Jakarta (ANTARA) - Cendekiawan Prof Dr Emil Salim mengatakan bonus demografi berupa dominasi penduduk usia produktif harus dibuatkan persiapan agar warga dari generasi kini dan mendatang menjadi sumber daya manusia (SDM) terampil dan berkualitas agar Indonesia bisa keluar dari negara ekonomi menengah (middle income country).

"Kalau kita tidak memanfaatkan (bonus demografi) ini maka tidak usah kita berpikir keluar dari middle income trap," kata Emil Salim yang juga ahli ekonomi dalam Simposium Kebangsaan dan Perayaan 111 Tahun Kebangkitan Nasional di Gedung IMERI, Fakultas Kedokteran Universitas Indonesia, Jakarta, Senin.

Simposium Kebangsaan itu diadakan oleh Forum Koordinasi Lintas Fakultas Alumni Universitas Indonesia (Fokal UI) dengan tema "Visi Indonesia 2045: Berdaulat, Maju, Adil dan Makmur".

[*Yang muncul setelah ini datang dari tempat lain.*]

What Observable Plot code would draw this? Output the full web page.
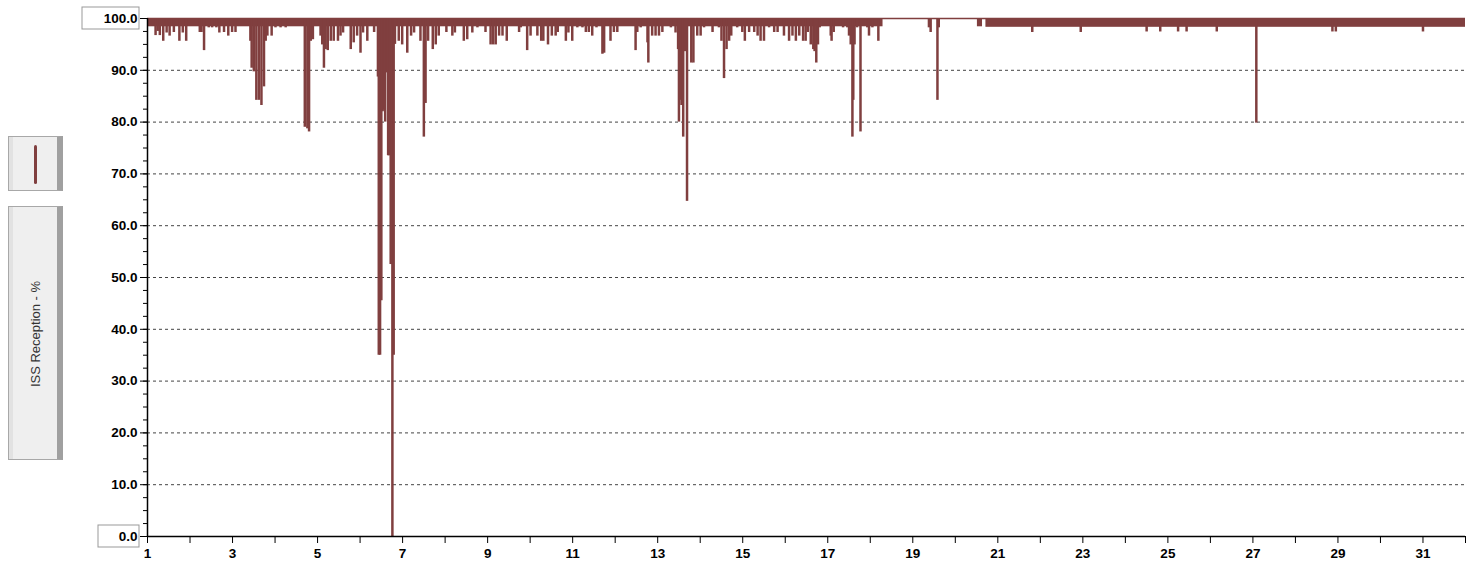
<!DOCTYPE html>
<html>
<head>
<meta charset="utf-8">
<script src="https://cdn.jsdelivr.net/npm/d3@7"></script>
<script src="https://cdn.jsdelivr.net/npm/@observablehq/plot@0.6"></script>
<style>
  html, body { margin: 0; padding: 0; background: #fff; }
  #wrap { position: relative; width: 1478px; height: 567px; overflow: hidden; }
  #chart { position: absolute; left: 0; top: 0; }
  .lbox { position: absolute; left: 8px; width: 48px; background: #efefef;
          border: 1px solid #a8a8a8; border-right: 6px solid #a0a0a0; box-sizing: content-box; }
  .lbox::before { content: ""; position: absolute; left: 0; top: 0; bottom: 0; width: 4px; background: #e2e2e2; }
  #swatch { top: 136px; height: 53px; }
  #swatch .line { position: absolute; left: 25px; top: 8px; width: 3px; height: 39px; border-radius: 2px; background: #803f3f; }
  #title { top: 206px; height: 252px; }
  #title span { position: absolute; left: 26px; top: 127px; transform: translate(-50%, -50%) rotate(-90deg);
                white-space: nowrap; font: 13px "Liberation Sans", Arial, sans-serif; color: #333; }
</style>
</head>
<body>
<div id="wrap">
  <div id="chart"></div>
  <div class="lbox" id="swatch"><div class="line"></div></div>
  <div class="lbox" id="title"><span>ISS Reception - %</span></div>
</div>
<script>
// ---- data (day of month, reception %) ----
const bandStart = [1.0, 20.52, 20.72];
const bandEnd   = [18.3, 20.64, 32.0];
const bandLow   = [98.4, 98.4, 98.3];

const dipDays = [
  1.19, 1.24, 1.29, 1.37, 1.45, 1.52, 1.62, 1.75, 1.83, 1.91,
  2.23, 2.27, 2.33, 2.44, 2.52, 2.62, 2.69, 2.80, 2.90, 2.99, 3.07,
  3.42, 3.45, 3.50, 3.56, 3.62, 3.68, 3.74, 3.78, 3.82, 3.92,
  4.01, 4.13, 4.25, 4.70, 4.76, 4.80, 4.84, 4.89,
  5.07, 5.11, 5.15, 5.19, 5.24, 5.31, 5.38, 5.48, 5.54, 5.60, 5.78, 5.85, 5.93,
  6.01, 6.07, 6.17, 6.33,
  6.42, 6.44, 6.47, 6.50, 6.53, 6.56, 6.59, 6.62, 6.66, 6.69, 6.72, 6.76, 6.79, 6.82,
  6.91, 6.99, 7.11, 7.20, 7.27, 7.42, 7.50, 7.54, 7.60, 7.71, 7.78, 7.85,
  8.03, 8.17, 8.23, 8.44, 8.52, 8.64, 8.76, 8.95,
  9.07, 9.13, 9.19, 9.27, 9.35, 9.45, 9.74, 9.78, 9.93,
  10.01, 10.17, 10.26, 10.31, 10.42, 10.51, 10.60, 10.65, 10.84, 10.90, 10.99,
  11.11, 11.23, 11.31, 11.38, 11.46, 11.56, 11.70, 11.74, 11.89, 11.97,
  12.05, 12.48, 12.52, 12.60, 12.76, 12.78, 12.87, 12.95,
  13.03, 13.11, 13.31, 13.42, 13.48, 13.50, 13.53, 13.56, 13.60, 13.64, 13.69, 13.79, 13.84, 13.93,
  14.01, 14.09, 14.29, 14.44, 14.50, 14.56, 14.62, 14.68, 14.73, 14.87, 14.99,
  15.05, 15.15, 15.27, 15.35, 15.42, 15.50, 15.62, 15.74, 15.82, 15.97,
  16.09, 16.17, 16.25, 16.33, 16.42, 16.48, 16.53, 16.60, 16.66, 16.69, 16.73, 16.77, 16.81,
  17.07, 17.09, 17.14, 17.36, 17.46, 17.50, 17.54, 17.58, 17.60, 17.63, 17.69, 17.77, 17.93, 17.97,
  18.05, 18.19, 19.38, 19.42, 19.58, 19.61,
  21.81, 22.95, 24.50, 24.82, 25.24, 25.44, 26.15, 27.08, 28.87, 28.95, 31.00
];
const dipValues = [
  96.7, 97.5, 96.7, 95.6, 97.2, 96.6, 97.3, 95.6, 97.2, 95.6,
  97.3, 97.3, 93.8, 98.2, 98.2, 98.2, 97.2, 97.3, 96.6, 97.3, 97.3,
  95.6, 90.4, 89.7, 84.2, 84.2, 83.2, 86.8, 95.6, 96.6, 96.6,
  98.2, 98.2, 98.2, 79.0, 78.7, 78.1, 95.6, 95.9,
  96.6, 94.9, 90.4, 94.0, 93.8, 95.6, 95.6, 95.6, 96.6, 97.2, 94.0, 95.3, 96.6,
  93.3, 97.2, 95.6, 97.3,
  88.7, 35.0, 35.0, 45.5, 82.0, 82.3, 80.0, 89.5, 73.5, 73.5, 52.5, 0.0, 35.0, 95.0,
  95.6, 94.9, 93.3, 96.6, 97.2, 95.6, 77.1, 83.6, 95.6, 94.0, 94.9, 96.6,
  97.3, 96.6, 97.2, 95.6, 95.9, 97.2, 98.2, 97.3,
  94.9, 94.9, 94.9, 96.6, 96.6, 95.6, 97.3, 98.2, 93.8,
  96.6, 96.6, 95.6, 95.6, 94.9, 96.6, 96.6, 97.3, 95.6, 97.2, 95.6,
  98.2, 98.2, 97.3, 97.3, 96.6, 98.2, 93.1, 93.3, 95.6, 97.3,
  97.3, 93.8, 97.3, 98.2, 95.3, 91.4, 96.6, 96.6,
  96.6, 97.3, 98.2, 97.2, 94.0, 80.0, 84.2, 83.2, 77.1, 93.6, 64.7, 91.4, 91.4, 96.6,
  96.6, 98.2, 97.3, 98.2, 95.6, 88.4, 94.0, 95.6, 96.6, 98.2, 97.3,
  95.6, 97.3, 97.3, 96.6, 95.6, 95.6, 98.2, 97.3, 97.3, 96.6,
  95.6, 96.6, 95.6, 96.6, 95.6, 95.6, 97.3, 94.9, 94.0, 93.6, 91.4, 94.9, 98.2,
  96.6, 95.6, 97.3, 98.2, 98.2, 96.6, 94.9, 77.1, 84.2, 94.9, 98.2, 78.1, 98.2, 96.6,
  98.2, 95.6, 98.2, 97.3, 84.2, 98.2,
  97.3, 97.3, 97.4, 97.4, 97.4, 97.4, 97.4, 79.8, 97.4, 97.4, 97.4
];

const yMajor = [0, 10, 20, 30, 40, 50, 60, 70, 80, 90, 100];
const yMinor = d3.range(0, 100.01, 2.5);
const xTicks = d3.range(1, 33);

const bands = bandStart.map((s, i) => ({start: s, end: bandEnd[i], low: bandLow[i]}));
const dips = dipDays.map((d, i) => ({day: d, value: dipValues[i]}));
const red = "#803f3f";

const plot = Plot.plot({
  width: 1478,
  height: 567,
  marginLeft: 147,
  marginRight: 13,
  marginTop: 18,
  marginBottom: 31,
  x: {domain: [1, 32]},
  y: {domain: [0, 100]},
  style: {fontFamily: "'Liberation Sans', Arial, sans-serif", fontSize: "13.5px", fontWeight: "bold", color: "#000", background: "transparent"},
  marks: [
    Plot.gridY(yMajor.filter(d => d > 0 && d < 100), {stroke: "#444", strokeOpacity: 1, strokeDasharray: "3,3"}),
    Plot.rect(bands, {x1: "start", x2: "end", y1: "low", y2: 100, fill: red}),
    Plot.ruleX(dips, {x: "day", y1: "value", y2: 100, stroke: red, strokeWidth: 2.5}),
    Plot.ruleY([100], {x1: 1, x2: 32, stroke: red, strokeWidth: 1.5}),
    Plot.axisY(yMinor, {tickSize: 4, tickFormat: () => "", stroke: "#000"}),
    Plot.axisY(yMajor, {tickSize: 7, tickPadding: 3, tickFormat: d => d.toFixed(1), label: null, stroke: "#000"}),
    Plot.axisX(xTicks, {tickSize: 7, tickPadding: 5, tickFormat: d => (d % 2 ? String(d) : ""), label: null, stroke: "#000"}),
    Plot.ruleX([1], {y1: 0, y2: 100, stroke: "#000", strokeWidth: 1.5}),
    Plot.ruleY([0], {x1: 1, x2: 32, stroke: "#000", strokeWidth: 1.5})
  ]
});

// boxes around the end labels of the y axis, placed via the plot's own scales
const ys = plot.scale("y"), xs = plot.scale("x");
const x0 = xs.apply(1);
const svg = d3.select(plot);
[[100, 65], [0, 49]].forEach(([v, w]) => {
  svg.append("rect")
    .attr("x", x0 - w).attr("y", ys.apply(v) - 11)
    .attr("width", w - 8).attr("height", 22)
    .attr("fill", "none").attr("stroke", "#999").attr("stroke-width", 1);
});
document.getElementById("chart").appendChild(plot);
</script>
</body>
</html>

Emil yang merupakan lulusan Universitas Indonesia mengatakan bonus demografi membuka kesempatan untuk Indonesia keluar dari negara ekonomi menengah menjadi negara ekonomi maju karena bonus demografi menghasilkan populasi produktif yang mendominasi penduduk negeri ini.

Dia mengatakan jika populasi produktif itu tidak dipersiapkan dengan optimal maka tidak akan menghasilkan sumber daya manusia yang mampu berdaya saing dan membangun bangsa, justru akan membuat beban jika tidak menjadi tenaga kerja yang terampil.

Dia mengatakan Indonesia menghadapi tiga tantangan utama, yakni terjebak sebagai negara ekonomi menengah, ketimpangan yang meningkat, kompetisi global.

Untuk mengatasi tiga tantangan utama itu, Indonesia mempunyai modal yaitu bonus demografi dan urbanisasi, pembangunan kapasitas dan manajemen pengetahuan, pertumbuhan produktivitas dan pembangunan berkelanjutan.

Diperkirakan perlu 20-40 tahun untuk negara ekonomi menengah di Asia guna mencapai negara ekonomi maju, di antaranya India diperkirakan pada 2055, Vietnam tahun 2054, Filipina 2048, Indonesia 2043, Thailand 2035, China 2028 dan Malaysia pada 2021.

Emil mengatakan pertumbuhan ekonomi Indonesia cenderung berada pada angka 5 persen sekian. Ketimpangan juga menjadi suatu persoalan yang harus diatasi. Di lain sisi, pertumbuhan ekonomi berlangsung lamban karena adanya jurang pembangunan infrastruktur sejak lama, yang kemudian digenjot beberapa tahun belakangan ini.

Selain itu, kualitas pendidikan juga belum mengalami peningkatan yang signifikan, padahal sektor ini berpengaruh pada pembangunan manusia Indonesia yang berkualitas.

"Kita harus genjot habis-habisan kuantitas manusia berkualitas Indonesia," ujarnya.

Guna mengembangkan pendidikan agar mendukung pertumbuhan ekonomi, maka perlu dilakukan sejumlah upaya di antaranya pembangunan puluhan universitas sebagai pusat penelitian untuk menghasilkan berbagai inovasi dan mendukung keberlanjutan pemanfaatan optimal teknologi, menciptakan 100.000 doktor pada 2025, membangun universitas dan politeknik yang berkualitas serta relevan dengan kebutuhan tenaga kerja dan bangsa, meningkatkan intensitas, kualitas dan relevansi pusat-pusat pelatihan bersertifikat.

Dia mengatakan indeks pembangunan di bawah rata-rata nasional terjadi di Sumatera (Aceh, Sumatera Utara, Jambi, Sumatera Selatan, Bengkulu, Lampung, Bangka Belitung), Jawa (Jawa Barat, Jawa Tengah, Jawa Timur), Kalimantan (Kalimantan Barat, Kalimantan Tengah, Kalimantan Selatan, Kalimantan Utara), Sulawesi (Sulawesi TENGAH, Sulawesi Selatan, Sulawesi Tenggara, Gorontalo, Sulawesi Barat), Maluku (Maluku Utara), Papua (Papua Barat).

Dia mengatakan pemerintah Indonesia juga perlu terus menggenjot pembangunan di wilayah Indonesia untuk bergerak maju dan menyingkirkan disparitas pembangunan antarwilayah. Fokus pembangunan terutama pada Indonesia bagian timur agar bisa berkembang maju dengan kota-kota lain di Jawa. Petani-petani juga harus diperkuat sehingga dapat meningkatkan produksi dan produktivitasnya untuk meningkatkan kontribusi sektor pertanian terhadap pertumbuhan ekonomi Indonesia.